Kulkarni is the McArthur Professor of Astronomy and Professor of Planetary Sciences at the California Institute of Technology, where he directs the Caltech Optical Observatories and Michelson Science Center. His research spans some of the most important and dynamic research areas in modern astrophysics. Kulkarni has three principal interests: pulsar and neutron star astrophysics, optical and infrared interferometry and the study of interstellar medium in our galaxy and nearby galaxies. He is a leading authority on such exotic astrophysical phenomena as gamma-ray bursts and brown dwarfs and has been associated with many major advances in understanding the universe. He has been a leader in the quest to improve the resolution of optical instruments. Kulkarni is interested in the birth and evolution of neutron star systems. His fascination with pulsars began with his discovery (with D. Backer) of the first millisecond pulsar. Since then, he has been conducting new searches and building instrumentation to search for more of these objects. Kulkarni is also the interdisciplinary scientist for NASA's Space Interfeometry Mission, set to launch in the next decade, through which astronomers hope to catalog planets around nearby stars.

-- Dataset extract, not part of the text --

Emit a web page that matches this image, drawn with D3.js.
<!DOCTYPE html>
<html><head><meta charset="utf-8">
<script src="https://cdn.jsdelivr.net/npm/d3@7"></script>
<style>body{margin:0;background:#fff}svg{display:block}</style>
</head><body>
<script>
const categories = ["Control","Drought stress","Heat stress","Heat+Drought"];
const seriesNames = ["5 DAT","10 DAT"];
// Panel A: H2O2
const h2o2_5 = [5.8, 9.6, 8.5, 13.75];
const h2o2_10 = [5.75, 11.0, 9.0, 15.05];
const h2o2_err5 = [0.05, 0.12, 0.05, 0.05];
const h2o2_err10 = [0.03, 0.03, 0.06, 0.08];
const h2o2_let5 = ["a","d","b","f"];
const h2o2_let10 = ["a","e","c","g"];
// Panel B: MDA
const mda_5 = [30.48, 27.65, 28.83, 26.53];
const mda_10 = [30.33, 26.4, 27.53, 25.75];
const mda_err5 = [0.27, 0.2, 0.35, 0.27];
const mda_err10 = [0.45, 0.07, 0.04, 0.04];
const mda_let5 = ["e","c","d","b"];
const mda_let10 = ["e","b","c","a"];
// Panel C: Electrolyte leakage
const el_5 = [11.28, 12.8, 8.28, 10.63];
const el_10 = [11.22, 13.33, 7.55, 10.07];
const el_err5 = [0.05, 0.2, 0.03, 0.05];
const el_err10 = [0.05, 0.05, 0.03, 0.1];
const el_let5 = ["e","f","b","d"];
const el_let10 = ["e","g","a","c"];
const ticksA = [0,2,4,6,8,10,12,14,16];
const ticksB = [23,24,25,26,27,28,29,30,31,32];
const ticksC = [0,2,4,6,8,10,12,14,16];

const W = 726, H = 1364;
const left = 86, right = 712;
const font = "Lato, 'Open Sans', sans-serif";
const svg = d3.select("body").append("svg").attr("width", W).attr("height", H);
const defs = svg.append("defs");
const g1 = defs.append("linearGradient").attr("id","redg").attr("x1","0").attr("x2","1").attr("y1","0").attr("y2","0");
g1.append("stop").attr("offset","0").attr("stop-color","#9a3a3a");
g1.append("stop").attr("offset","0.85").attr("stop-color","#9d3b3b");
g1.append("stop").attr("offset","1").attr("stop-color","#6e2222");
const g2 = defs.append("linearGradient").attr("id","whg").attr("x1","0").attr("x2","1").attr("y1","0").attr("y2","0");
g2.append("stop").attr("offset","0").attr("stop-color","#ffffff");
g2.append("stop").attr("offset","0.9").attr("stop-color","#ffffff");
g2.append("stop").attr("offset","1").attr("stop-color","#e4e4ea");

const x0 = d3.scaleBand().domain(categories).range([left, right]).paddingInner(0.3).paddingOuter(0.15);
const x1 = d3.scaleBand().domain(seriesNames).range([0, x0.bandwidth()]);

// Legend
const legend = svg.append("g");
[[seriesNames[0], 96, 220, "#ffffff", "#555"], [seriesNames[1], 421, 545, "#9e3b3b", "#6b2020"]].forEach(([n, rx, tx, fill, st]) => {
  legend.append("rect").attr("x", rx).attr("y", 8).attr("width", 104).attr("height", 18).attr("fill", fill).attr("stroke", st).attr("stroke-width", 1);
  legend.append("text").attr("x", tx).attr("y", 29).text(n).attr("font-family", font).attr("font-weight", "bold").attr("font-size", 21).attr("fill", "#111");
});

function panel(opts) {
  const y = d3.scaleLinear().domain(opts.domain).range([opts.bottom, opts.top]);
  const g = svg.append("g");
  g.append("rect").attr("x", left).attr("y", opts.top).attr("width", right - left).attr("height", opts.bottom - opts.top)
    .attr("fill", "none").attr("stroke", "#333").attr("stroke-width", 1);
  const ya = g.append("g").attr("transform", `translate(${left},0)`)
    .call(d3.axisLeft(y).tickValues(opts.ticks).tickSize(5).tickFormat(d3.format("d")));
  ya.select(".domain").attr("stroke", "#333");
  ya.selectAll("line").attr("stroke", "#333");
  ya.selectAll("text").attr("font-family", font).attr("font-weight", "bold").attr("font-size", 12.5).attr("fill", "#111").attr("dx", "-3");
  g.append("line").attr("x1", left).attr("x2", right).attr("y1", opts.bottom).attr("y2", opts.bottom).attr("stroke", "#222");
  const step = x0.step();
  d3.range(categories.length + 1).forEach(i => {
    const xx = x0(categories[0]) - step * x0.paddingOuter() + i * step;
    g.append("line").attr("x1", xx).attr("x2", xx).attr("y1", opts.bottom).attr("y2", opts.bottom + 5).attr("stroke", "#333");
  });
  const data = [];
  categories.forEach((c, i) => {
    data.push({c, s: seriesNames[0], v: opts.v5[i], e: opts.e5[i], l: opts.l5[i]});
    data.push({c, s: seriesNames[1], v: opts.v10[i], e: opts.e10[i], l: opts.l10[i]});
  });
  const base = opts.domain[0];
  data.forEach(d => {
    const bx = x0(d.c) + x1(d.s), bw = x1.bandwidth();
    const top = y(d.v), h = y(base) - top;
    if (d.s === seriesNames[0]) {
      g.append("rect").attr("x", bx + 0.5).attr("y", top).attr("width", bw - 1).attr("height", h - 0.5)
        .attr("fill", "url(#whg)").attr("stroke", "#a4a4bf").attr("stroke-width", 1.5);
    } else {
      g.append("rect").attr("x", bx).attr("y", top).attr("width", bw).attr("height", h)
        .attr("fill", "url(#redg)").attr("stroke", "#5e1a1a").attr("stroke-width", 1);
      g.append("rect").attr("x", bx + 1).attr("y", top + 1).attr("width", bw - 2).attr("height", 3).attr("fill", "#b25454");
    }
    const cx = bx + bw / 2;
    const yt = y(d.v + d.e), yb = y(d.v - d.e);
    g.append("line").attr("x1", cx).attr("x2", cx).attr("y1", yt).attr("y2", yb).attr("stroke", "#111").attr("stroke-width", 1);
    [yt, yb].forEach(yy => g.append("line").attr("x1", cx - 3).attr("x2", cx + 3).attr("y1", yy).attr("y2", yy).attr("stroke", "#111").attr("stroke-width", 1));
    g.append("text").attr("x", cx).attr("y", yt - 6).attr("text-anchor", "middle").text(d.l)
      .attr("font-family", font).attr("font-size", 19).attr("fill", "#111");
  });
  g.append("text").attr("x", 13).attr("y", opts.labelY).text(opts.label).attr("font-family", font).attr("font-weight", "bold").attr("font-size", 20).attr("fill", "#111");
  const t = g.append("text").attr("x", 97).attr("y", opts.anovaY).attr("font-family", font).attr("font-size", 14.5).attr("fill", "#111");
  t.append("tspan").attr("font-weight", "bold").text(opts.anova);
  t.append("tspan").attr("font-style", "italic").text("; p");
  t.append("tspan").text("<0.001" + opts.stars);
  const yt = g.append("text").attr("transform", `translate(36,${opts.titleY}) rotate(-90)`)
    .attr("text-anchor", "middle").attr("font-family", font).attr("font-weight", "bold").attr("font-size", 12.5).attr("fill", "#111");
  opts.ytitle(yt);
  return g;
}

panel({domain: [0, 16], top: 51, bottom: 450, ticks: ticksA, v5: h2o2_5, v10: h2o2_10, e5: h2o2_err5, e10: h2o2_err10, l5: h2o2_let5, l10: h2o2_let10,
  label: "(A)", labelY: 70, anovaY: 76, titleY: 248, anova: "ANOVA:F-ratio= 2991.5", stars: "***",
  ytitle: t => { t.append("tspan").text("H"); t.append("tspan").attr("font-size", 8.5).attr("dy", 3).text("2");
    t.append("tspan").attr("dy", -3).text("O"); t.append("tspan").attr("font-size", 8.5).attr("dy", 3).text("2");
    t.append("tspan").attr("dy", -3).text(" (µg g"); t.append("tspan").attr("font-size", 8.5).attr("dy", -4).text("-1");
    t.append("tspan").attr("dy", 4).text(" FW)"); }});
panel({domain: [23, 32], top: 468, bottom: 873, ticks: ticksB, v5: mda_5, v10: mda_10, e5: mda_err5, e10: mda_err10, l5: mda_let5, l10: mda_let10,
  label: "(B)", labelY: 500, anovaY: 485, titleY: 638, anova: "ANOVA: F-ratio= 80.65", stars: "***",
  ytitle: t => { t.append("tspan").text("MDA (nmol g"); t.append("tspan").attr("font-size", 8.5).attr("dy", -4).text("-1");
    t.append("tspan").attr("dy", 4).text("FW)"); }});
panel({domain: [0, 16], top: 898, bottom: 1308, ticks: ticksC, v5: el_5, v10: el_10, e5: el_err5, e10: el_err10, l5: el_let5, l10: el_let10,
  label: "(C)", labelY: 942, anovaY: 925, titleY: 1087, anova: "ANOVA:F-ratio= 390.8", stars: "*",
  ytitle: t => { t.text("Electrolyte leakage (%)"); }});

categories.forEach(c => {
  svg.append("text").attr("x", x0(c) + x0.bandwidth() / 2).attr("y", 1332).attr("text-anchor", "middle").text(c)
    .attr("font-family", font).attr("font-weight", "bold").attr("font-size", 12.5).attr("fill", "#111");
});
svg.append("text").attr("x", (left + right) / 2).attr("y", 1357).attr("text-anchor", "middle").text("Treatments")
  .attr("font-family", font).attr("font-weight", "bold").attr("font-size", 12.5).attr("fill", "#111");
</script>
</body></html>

Markusen is a professor of planning and public policy and a member of the graduate faculty in geography and applied economics at the Hubert H. Humphrey Institute of Public Affairs at the University of Minnesota. Her research offers insights about such issues as economic conversion of former military facilities, rural poverty, demographic change, social and cultural conditions necessary for economic development, the relationship between occupational and industrial structures and the effects of globalization on Latin American regions. Her work bridges the qualitative/qualitative divide, using a mixed-methods approach considered critical to the future of regional science. Her areas of expertise include arts, culture and economic development; regional economics and planning; industrial and occupational planning; and the economic impact of high technology and military spending. Markusen was a Fulbright lecturer in regional development economics in Brazil and has written on European, Korean and Japanese regional economies as well as on North American cities and regions. Markusen has authored more that a dozen books and more than 60 refereed articles.

Restrepo is one of the most prominent contemporary Latin American novelists and a journalist in her native Colombia. All of her novels have been translated into English and numerous other languages. Restrepo has been a witness, participant and chronicler of the tumultuous decades since the Cuban revolution and its impact on Latin American and Colombian politics, culture and society. She is known for her expertise on the Colombian diaspora to Europe and the Americas and her knowledge of her country's political scene, including conflicts with its guerrilla factions that have pushed the country to the brink of civil war. In 1983, she was named to a commission to negotiate peace with the militant rebel forces. Peace was negotiated and followed by several months of truce, but a subsequent breach led to further political instability, which forced Restrepo into self-imposed exile in Spain and Mexico for six years. She continued long-distance peace negotiations that led to guerrilla disarmament in 1989. Restrepo was a professor of literature at the National University of Colombia in Bogota. Her fiction is widely assigned in courses that cross academic boundaries in the humanities and social sciences.